Making sense of your credit card statement
If there's anything worse than a credit card bill, it's the paperwork that accompanies it. Credit card statements are not generally light reading -- or easy on the eyes, thanks to their jargon and notoriously small print.
"If you're visually challenged in any way, it's going to be a chore to get through," says Jeffrey Schwartz, executive director of Consolidated Credit Counseling Services of Canada, Inc., a Toronto-based non-profit credit counseling organization.
Although reading your statement (with its "legalese" and "print that's so darn small") may be "like pulling teeth," according to Schwartz, it's important that consumers understand the basics. Here are some fast and friendly translations to the most important parts of your credit card statement.
Annual percentage rate
According to Consolidated Credit Counseling Services of Canada, the APR tells you how much your debt is costing you, based on an annual rate -- or the amount of interest a consumer would pay annually. The higher the APR, the more it'll cost you to use your credit card.

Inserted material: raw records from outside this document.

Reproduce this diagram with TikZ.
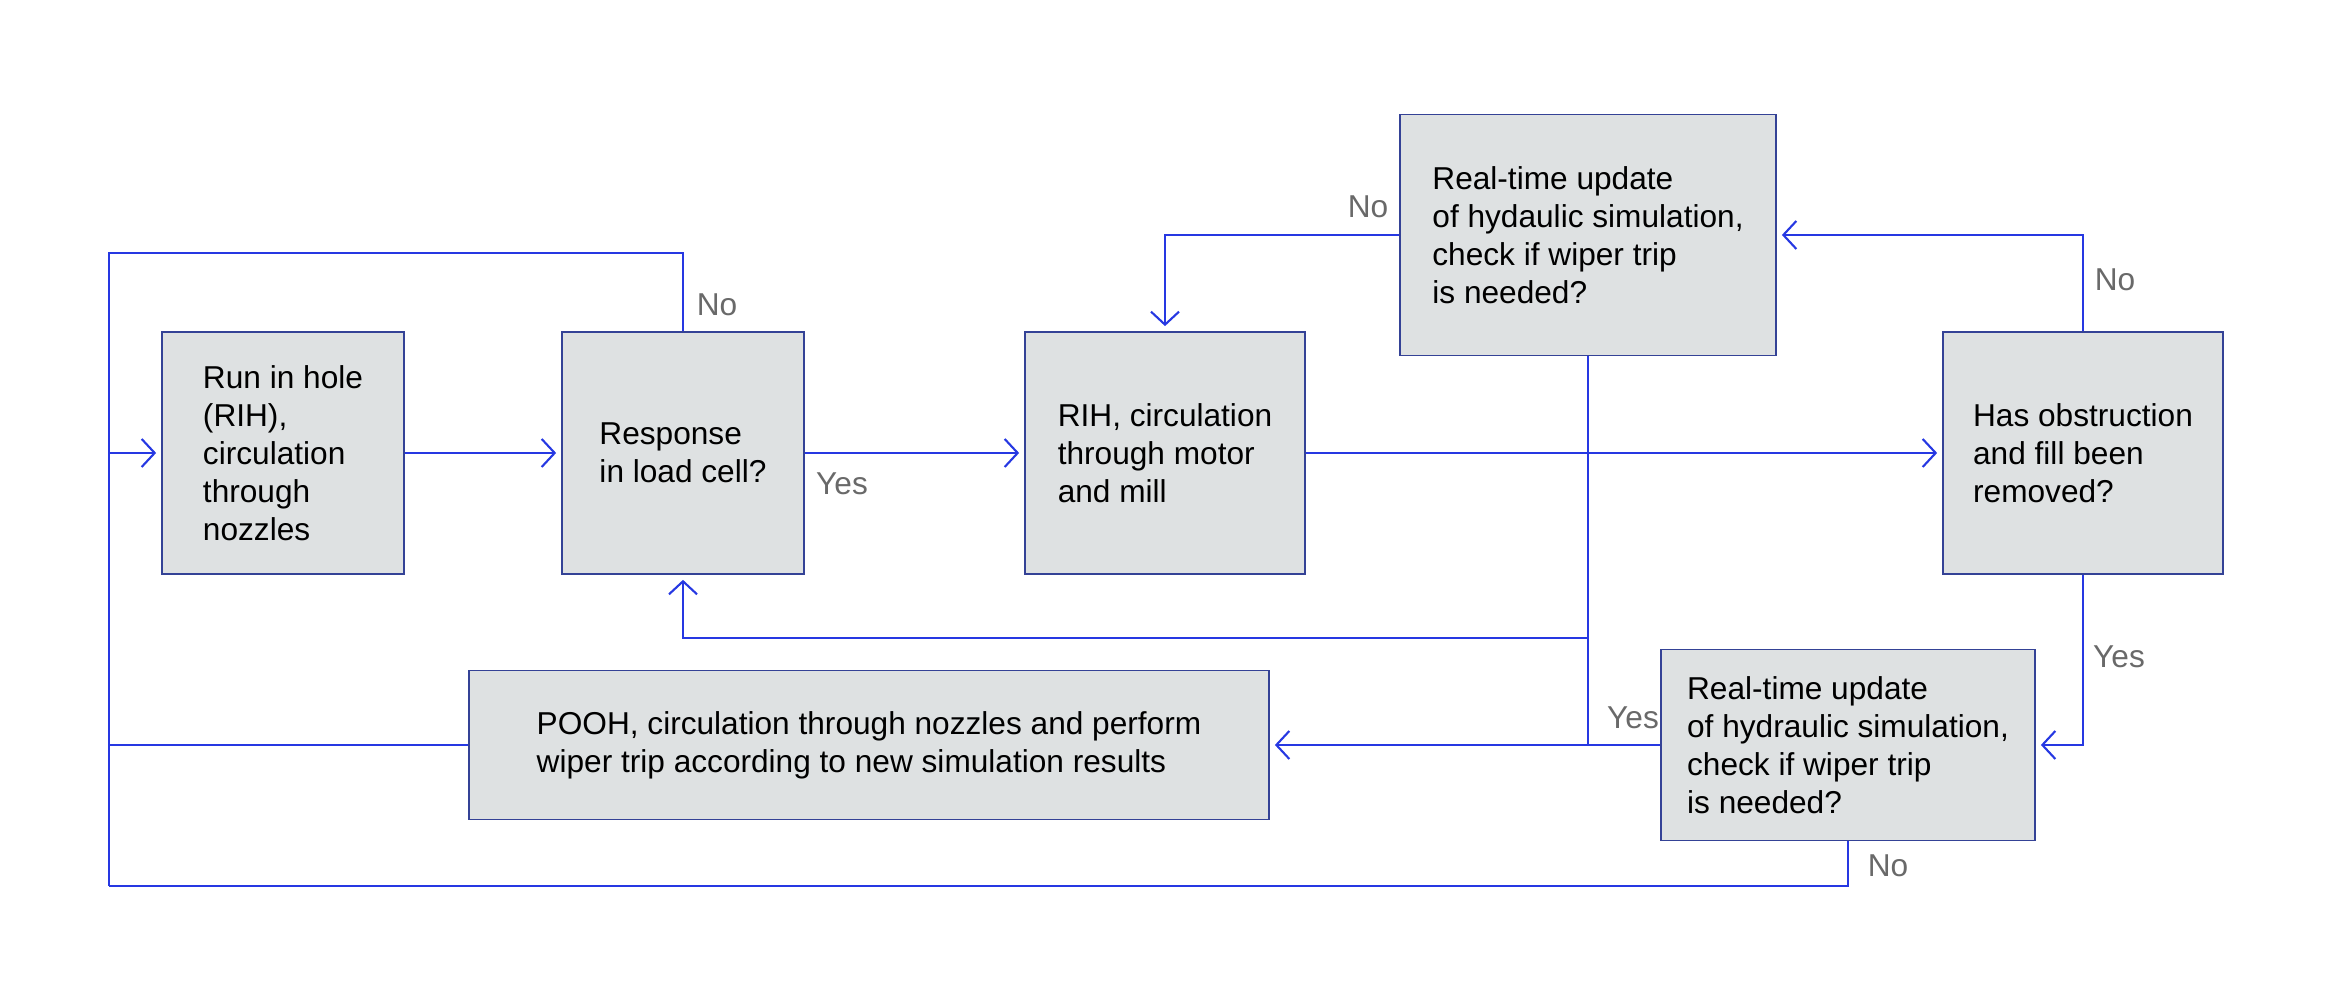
\documentclass[tikz,border=0pt]{standalone}
\usepackage{fontspec}
\setmainfont{Liberation Sans}
\usepackage{tikz}
\usetikzlibrary{positioning,arrows.meta}

\definecolor{flowblue}{RGB}{38,56,226}
\definecolor{boxfill}{RGB}{222,225,226}
\definecolor{boxline}{RGB}{52,66,150}
\definecolor{lblgray}{RGB}{105,105,105}

\begin{document}
\begin{tikzpicture}[
  every node/.style={font=\fontsize{9}{10.8}\selectfont},
  stepbox/.style={draw=boxline, fill=boxfill, line width=0.5pt, align=left, inner sep=0pt},
  lbl/.style={text=lblgray, inner sep=1pt},
  flow/.style={draw=flowblue, line width=0.6pt},
  >={Straight Barb[length=1.3mm,width=2.8mm]}]
  \useasboundingbox (0,0) rectangle (23.36,10);
  % process boxes
  \node[stepbox, minimum width=2.42cm, minimum height=2.42cm] (rih) at (2.83,5.47)
    {Run in hole\\(RIH),\\circulation\\through\\nozzles};
  \node[stepbox, minimum width=2.42cm, minimum height=2.42cm] (resp) at (6.83,5.47)
    {Response\\in load cell?};
  \node[stepbox, minimum width=2.80cm, minimum height=2.42cm] (mill) at (11.65,5.47)
    {RIH, circulation\\through motor\\and mill};
  \node[stepbox, minimum width=3.76cm, minimum height=2.41cm] (simtop) at (15.88,7.65)
    {Real-time update\\of hydaulic simulation,\\check if wiper trip\\is needed?};
  \node[stepbox, minimum width=2.80cm, minimum height=2.42cm] (obst) at (20.83,5.47)
    {Has obstruction\\and fill been\\removed?};
  \node[stepbox, minimum width=3.74cm, minimum height=1.91cm] (simbot) at (18.48,2.55)
    {Real-time update\\of hydraulic simulation,\\check if wiper trip\\is needed?};
  \node[stepbox, minimum width=8.00cm, minimum height=1.49cm] (pooh) at (8.69,2.55)
    {POOH, circulation through nozzles and perform\\wiper trip according to new simulation results};
  % loop corners
  \coordinate (tl) at (1.09,7.47);
  \coordinate (bl) at (1.09,1.14);
  \coordinate (split) at (15.88,3.62);
  % connectors
  \draw[flow] (resp.north) |- (tl) -- (bl);
  \draw[flow] (simbot.south) |- (bl);
  \draw[flow] (pooh.west) -- (pooh.west -| tl);
  \draw[flow] (simtop.south) -- (simtop.south |- simbot.west);
  \begin{scope}[shorten >=0.5mm]
  \draw[flow,->] (rih.west -| tl) -- (rih.west);
  \draw[flow,->] (rih) -- (resp);
  \draw[flow,->] (resp) -- (mill);
  \draw[flow,->] (mill) -- (obst);
  \draw[flow,->] (simtop.west) -| (mill.north);
  \draw[flow,->] (obst.north) |- (simtop.east);
  \draw[flow,->] (obst.south) |- (simbot.east);
  \draw[flow,->] (simbot.west) -- (pooh.east);
  \draw[flow,->] (split) -| (resp.south);
  \end{scope}
  % answers
  \node[lbl] (no1) at (7.17,6.95) {No};
  \node[lbl] (yes1) at (8.42,5.16) {Yes};
  \node[lbl] (no2) at (13.68,7.93) {No};
  \node[lbl] (no3) at (21.15,7.20) {No};
  \node[lbl] (yes2) at (21.19,3.43) {Yes};
  \node[lbl] (yes3) at (16.33,2.82) {Yes};
  \node[lbl] (no4) at (18.88,1.34) {No};
\end{tikzpicture}
\end{document}
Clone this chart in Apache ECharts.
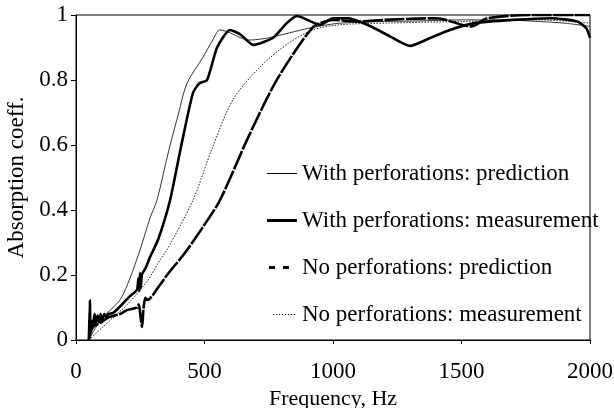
<!DOCTYPE html>
<html>
<head>
<meta charset="utf-8">
<script src="https://cdn.jsdelivr.net/npm/echarts@6/dist/echarts.min.js"></script>
<style>
html,body{margin:0;padding:0;background:#fff;}
#c{width:614px;height:408px;}
</style>
</head>
<body>
<div id="c"></div>
<script>
// Series names
const seriesNames = [
  'With perforations: prediction',
  'With perforations: measurement',
  'No perforations: prediction',
  'No perforations: measurement'
];
// With perforations: prediction (thin solid)
const wpPredF = [50, 70, 105, 171, 210, 249, 288, 315, 360, 400, 432, 494, 530, 560, 600, 640, 677, 750, 830, 910, 1027, 1200, 1350, 1500, 1650, 1800, 1900, 2000];
const wpPredA = [0, 0.03, 0.07, 0.123, 0.19, 0.277, 0.375, 0.43, 0.58, 0.7, 0.79, 0.87, 0.92, 0.954, 0.945, 0.93, 0.923, 0.93, 0.945, 0.96, 0.975, 0.98, 0.982, 0.985, 0.985, 0.98, 0.975, 0.965];
// With perforations: measurement (thick solid)
const wpMeasF = [50, 54, 56, 60, 66, 72, 78, 84, 90, 96, 102, 110, 118, 126, 144, 180, 210, 237, 243, 247, 249, 252, 256, 262, 270, 288, 320, 366, 410, 455, 480, 510, 549, 599, 640, 689, 767, 820, 860, 950, 1000, 1060, 1144, 1220, 1300, 1380, 1455, 1550, 1700, 1850, 1950, 1985, 2000];
const wpMeasA = [0, 0.123, 0.03, 0.06, 0.04, 0.08, 0.05, 0.075, 0.055, 0.08, 0.06, 0.08, 0.07, 0.08, 0.083, 0.11, 0.135, 0.154, 0.19, 0.15, 0.206, 0.16, 0.2, 0.21, 0.22, 0.255, 0.31, 0.43, 0.6, 0.76, 0.79, 0.8, 0.9, 0.954, 0.94, 0.908, 0.93, 0.975, 0.997, 0.97, 0.99, 0.99, 0.966, 0.935, 0.905, 0.93, 0.954, 0.975, 0.985, 0.99, 0.98, 0.96, 0.93];
// No perforations: prediction (thick dashed)
const npPredF = [50, 66, 100, 127, 171, 198, 237, 244, 250, 257, 263, 270, 276, 327, 354, 416, 444, 500, 560, 665, 767, 845, 922, 950, 1000, 1100, 1200, 1400, 1540, 1600, 1800, 2000];
const npPredA = [0, 0.04, 0.055, 0.07, 0.08, 0.092, 0.1, 0.11, 0.08, 0.04, 0.1, 0.13, 0.123, 0.17, 0.2, 0.26, 0.29, 0.355, 0.43, 0.615, 0.78, 0.88, 0.963, 0.975, 0.985, 0.98, 0.985, 0.99, 0.965, 0.99, 1.0, 1.0];
// No perforations: measurement (thin dotted)
const npMeasF = [50, 105, 132, 200, 276, 327, 354, 455, 530, 611, 716, 821, 922, 1027, 1200, 1500, 1800, 2000];
const npMeasA = [0, 0.04, 0.06, 0.11, 0.18, 0.246, 0.277, 0.43, 0.59, 0.74, 0.84, 0.91, 0.954, 0.97, 0.975, 0.98, 0.985, 0.975];
// Axis ticks
const xTicks = [0, 500, 1000, 1500, 2000];
const yTicks = [0, 0.2, 0.4, 0.6, 0.8, 1];

function pairs(f, a) { return f.map((v, i) => [v, a[i]]); }

const font = '"Liberation Serif", "Times New Roman", serif';
// legend icons: 30x14 boxes with the line drawn in the middle
const iconThin = 'path://M0,0M30,14M0,6.5H30V7.5H0Z';
const iconThick = 'path://M0,0M30,14M0,5.5H30V8.5H0Z';
const iconDash = 'path://M0,0M30,14M2,5.5H8V8.5H2ZM16,5.5H22V8.5H16Z';
let dots = 'path://M0,0M30,14';
for (let x = 6; x < 30; x += 3) dots += 'M' + x + ',6.5H' + (x + 1.2) + 'V7.5H' + x + 'Z';

const chart = echarts.init(document.getElementById('c'), null, {renderer: 'canvas'});
chart.setOption({
  animation: false,
  backgroundColor: '#fff',
  grid: {left: 76, right: 24, top: 15, bottom: 68, show: true, borderColor: '#000', borderWidth: 1,
         backgroundColor: 'transparent', containLabel: false, outerBoundsMode: 'none'},
  xAxis: {
    type: 'value', min: xTicks[0], max: xTicks[xTicks.length - 1], interval: 500,
    name: 'Frequency, Hz', nameLocation: 'middle', nameGap: 42,
    nameTextStyle: {fontFamily: font, fontSize: 22, color: '#000'},
    axisLine: {lineStyle: {color: '#000', width: 1}},
    axisTick: {show: true, length: 4, lineStyle: {color: '#000'}},
    axisLabel: {fontFamily: font, fontSize: 23, color: '#000', margin: 20, formatter: v => String(v)},
    splitLine: {show: false}
  },
  yAxis: {
    type: 'value', min: yTicks[0], max: yTicks[yTicks.length - 1], interval: 0.2,
    name: 'Absorption coeff.', nameLocation: 'middle', nameGap: 46,
    nameTextStyle: {fontFamily: font, fontSize: 23, color: '#000'},
    axisLine: {show: true, lineStyle: {color: '#000', width: 1}},
    axisTick: {show: true, length: 5, lineStyle: {color: '#000'}},
    axisLabel: {fontFamily: font, fontSize: 23, color: '#000', margin: 8, formatter: v => String(v)},
    splitLine: {show: false}
  },
  legend: {
    orient: 'vertical', left: 262, top: 157,
    itemWidth: 30, itemHeight: 14, itemGap: 24,
    textStyle: {fontFamily: font, fontSize: 23, color: '#000'},
    data: [
      {name: seriesNames[0], icon: iconThin},
      {name: seriesNames[1], icon: iconThick},
      {name: seriesNames[2], icon: iconDash},
      {name: seriesNames[3], icon: dots}
    ]
  },
  series: [
    {name: seriesNames[0], type: 'line', data: pairs(wpPredF, wpPredA), smooth: 0.3, showSymbol: false, symbol: 'none',
     lineStyle: {color: '#000', width: 0.8}, itemStyle: {color: '#000'}},
    {name: seriesNames[1], type: 'line', data: pairs(wpMeasF, wpMeasA), smooth: 0.2, showSymbol: false, symbol: 'none',
     lineStyle: {color: '#000', width: 2.6}, itemStyle: {color: '#000'}},
    {name: seriesNames[2], type: 'line', data: pairs(npPredF, npPredA), smooth: 0.3, showSymbol: false, symbol: 'none',
     lineStyle: {color: '#000', width: 2.6, type: [20, 1.5]}, itemStyle: {color: '#000'}},
    {name: seriesNames[3], type: 'line', data: pairs(npMeasF, npMeasA), smooth: 0.3, showSymbol: false, symbol: 'none',
     lineStyle: {color: '#000', width: 0.9, type: [1.5, 1.5]}, itemStyle: {color: '#000'}}
  ]
});
</script>
</body>
</html>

Yet the APR might not be the only thing that's costing you extra, according to Schwartz.
"People need to go through their credit card statements each month for errors," Schwartz says. "They need to understand what it's costing them to make certain decisions on how they handle their credit."
Minimum payment due
The minimum payment is the amount of the balance you must pay by the due date. Failure to pay this minimum amount could result in late fees, a raised APR and tarnished credit -- which can lead to difficulty obtaining other types of credit, like a car loan or mortgage, down the road.
What your credit card statement won't tell you, however, is that this amount is the bare minimum. You can -- and should -- pay more if you choose to.
"Something as silly as adding $5 to each and every minimum amount due can cut years and years off of the amount of time it would take to pay off your debt, in addition to how much you ultimately pay in interest," Schwartz says.
Each month, your credit card statement's new balance tells you what you still owe. The calculation is simple enough and based on your previous month's balance, payments and credits, new charges and finance charges. Schwartz says it pays to think long and hard about how much you owe -- and whether that amount includes fees for your bad decisions (such as exceeding your credit limit).
"If I am carrying a balance, I want to know how much carrying a balance is costing me," says Schwartz. "For example, if I choose to carry a balance from month to month, I think it's important to understand what that decision is costing me."